The natural habitat, by contrast, is a renewable resource.

We must stop discounting nature and instead focus and prioritise financing protected areas and conservation areas as they are natural infrastructure.

Africa has it all, but proper planning with business, government and communities in the room is key…setting priorities about what natural infrastructure is critical, the desired growth scenario and then the type of investment needed.

Therefore, it goes without saying that African leaders need to make transformational choices that focus on how we can line up the development goal blueprints and marshal the various interests they represent in a way that ensures wildlife, like lions or elephants, have a future in modern Africa.

We have no time to waste to ensure that wildlife and wildlands have a positive place in these decisions and plans, and to guarantee that place, they need to meaningfully contribute to growth – to the prosperity of African people.

The next decade is critical. The decisions being made every day are compromising this potential to do conservation differently than the rest of the world – we must act together now.

This next decade will be the tipping point – let’s make sure we tip it the right way, towards the future I know we all want for our children, and theirs.

Governments at every level must be part of driving green growth across Africa. What will be left of our environment are going to be determined by the decisions that we make on future energy sources for our industries, means of transport for our people, how we urbanise, food sources and agriculture methods, girl child education.

Our role as a continent in sustainable development is very vital.

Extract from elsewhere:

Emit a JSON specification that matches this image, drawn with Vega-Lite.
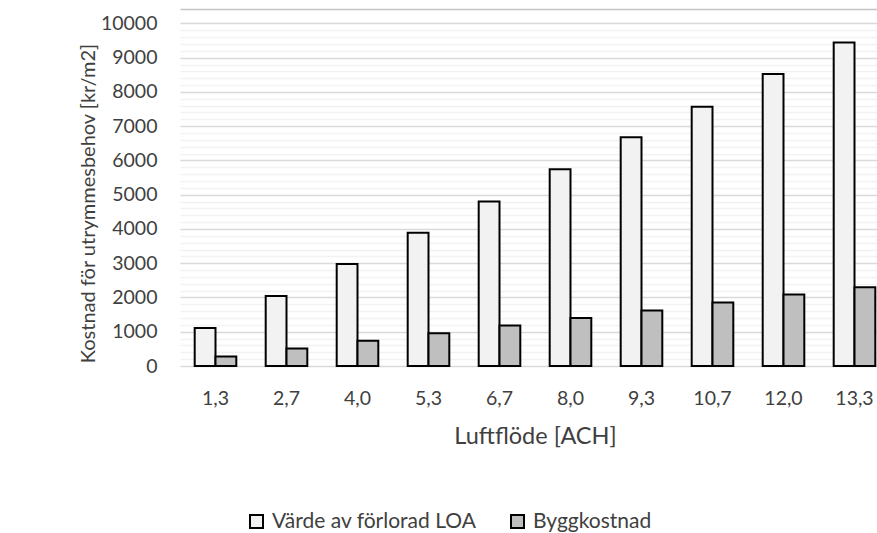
{
  "$schema": "https://vega.github.io/schema/vega-lite/v6.json",
  "autosize": {"type": "none"},
  "width": 697,
  "height": 357,
  "padding": {"left": 180, "top": 9, "right": 0, "bottom": 167},
  "background": "white",
  "config": {
    "view": {"stroke": null},
    "font": "Lato",
    "axis": {"labelFont": "Lato", "titleFont": "Lato"},
    "legend": {"labelFont": "Lato"}
  },
  "data": {
    "values": [
      {"ach": "1,3", "serie": "Värde av förlorad LOA", "kostnad": 1110},
      {"ach": "1,3", "serie": "Byggkostnad", "kostnad": 275},
      {"ach": "2,7", "serie": "Värde av förlorad LOA", "kostnad": 2040},
      {"ach": "2,7", "serie": "Byggkostnad", "kostnad": 510},
      {"ach": "4,0", "serie": "Värde av förlorad LOA", "kostnad": 2980},
      {"ach": "4,0", "serie": "Byggkostnad", "kostnad": 740},
      {"ach": "5,3", "serie": "Värde av förlorad LOA", "kostnad": 3890},
      {"ach": "5,3", "serie": "Byggkostnad", "kostnad": 955},
      {"ach": "6,7", "serie": "Värde av förlorad LOA", "kostnad": 4800},
      {"ach": "6,7", "serie": "Byggkostnad", "kostnad": 1180},
      {"ach": "8,0", "serie": "Värde av förlorad LOA", "kostnad": 5740},
      {"ach": "8,0", "serie": "Byggkostnad", "kostnad": 1400},
      {"ach": "9,3", "serie": "Värde av förlorad LOA", "kostnad": 6680},
      {"ach": "9,3", "serie": "Byggkostnad", "kostnad": 1620},
      {"ach": "10,7", "serie": "Värde av förlorad LOA", "kostnad": 7565},
      {"ach": "10,7", "serie": "Byggkostnad", "kostnad": 1850},
      {"ach": "12,0", "serie": "Värde av förlorad LOA", "kostnad": 8520},
      {"ach": "12,0", "serie": "Byggkostnad", "kostnad": 2085},
      {"ach": "13,3", "serie": "Värde av förlorad LOA", "kostnad": 9445},
      {"ach": "13,3", "serie": "Byggkostnad", "kostnad": 2300}
    ]
  },
  "mark": {"type": "bar", "stroke": "black", "strokeWidth": 2},
  "encoding": {
    "x": {
      "field": "ach",
      "type": "nominal",
      "sort": null,
      "scale": {"range": [0, 710], "paddingInner": 0.414, "paddingOuter": 0.207},
      "axis": {
        "labelAngle": 0,
        "labelFontSize": 19.5,
        "labelColor": "#404040",
        "labelPadding": 23,
        "ticks": false,
        "domain": false,
        "title": "Luftflöde [ACH]",
        "titleFontSize": 23.5,
        "titleFontWeight": "normal",
        "titleColor": "#404040",
        "titlePadding": 17
      }
    },
    "xOffset": {
      "field": "serie",
      "type": "nominal",
      "sort": ["Värde av förlorad LOA", "Byggkostnad"],
      "scale": {"paddingInner": 0, "paddingOuter": 0}
    },
    "y": {
      "field": "kostnad",
      "type": "quantitative",
      "scale": {"domain": [0, 10420], "nice": false},
      "axis": {
        "values": [0, 200, 400, 600, 800, 1000, 1200, 1400, 1600, 1800, 2000, 2200, 2400, 2600, 2800, 3000, 3200, 3400, 3600, 3800, 4000, 4200, 4400, 4600, 4800, 5000, 5200, 5400, 5600, 5800, 6000, 6200, 6400, 6600, 6800, 7000, 7200, 7400, 7600, 7800, 8000, 8200, 8400, 8600, 8800, 9000, 9200, 9400, 9600, 9800, 10000, 10420],
        "format": "d",
        "labelExpr": "datum.value % 1000 === 0 ? datum.label : ''",
        "labelOverlap": false,
        "labelFontSize": 19.5,
        "labelColor": "#404040",
        "labelPadding": 23,
        "ticks": false,
        "domain": false,
        "grid": true,
        "gridWidth": 1.5,
        "gridColor": {
          "condition": [
            {"test": "datum.value > 10000", "value": "#c4c4c4"},
            {"test": "datum.value % 1000 === 0", "value": "#d9d9d9"}
          ],
          "value": "#f2f2f2"
        },
        "title": "Kostnad för utrymmesbehov [kr/m2]",
        "titleFontSize": 20,
        "titleFontWeight": "normal",
        "titleColor": "#404040",
        "titlePadding": 2,
        "titleY": 194
      }
    },
    "fill": {
      "field": "serie",
      "type": "nominal",
      "sort": ["Värde av förlorad LOA", "Byggkostnad"],
      "scale": {"domain": ["Värde av förlorad LOA", "Byggkostnad"], "range": ["#f2f2f2", "#bfbfbf"]},
      "legend": {
        "title": null,
        "orient": "none",
        "direction": "horizontal",
        "legendX": 66,
        "legendY": 502,
        "symbolType": "square",
        "symbolSize": 169,
        "symbolStrokeColor": "black",
        "symbolStrokeWidth": 2,
        "symbolOpacity": 1,
        "labelFontSize": 21,
        "labelColor": "#404040",
        "labelLimit": 0,
        "labelOffset": 5,
        "columnPadding": 30
      }
    }
  }
}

Hence why we must take a step back and re-evaluate our role in embracing sustainable development for the future of our beloved continent.

Therefore, nature represents the last places to provide essential ecosystem goods and services necessary for current and future development and human well-being to which Africa now aspires.

The wealth in the commonwealth group is above ground so let us do all we can to safeguard them for the future of Africa and our future generations.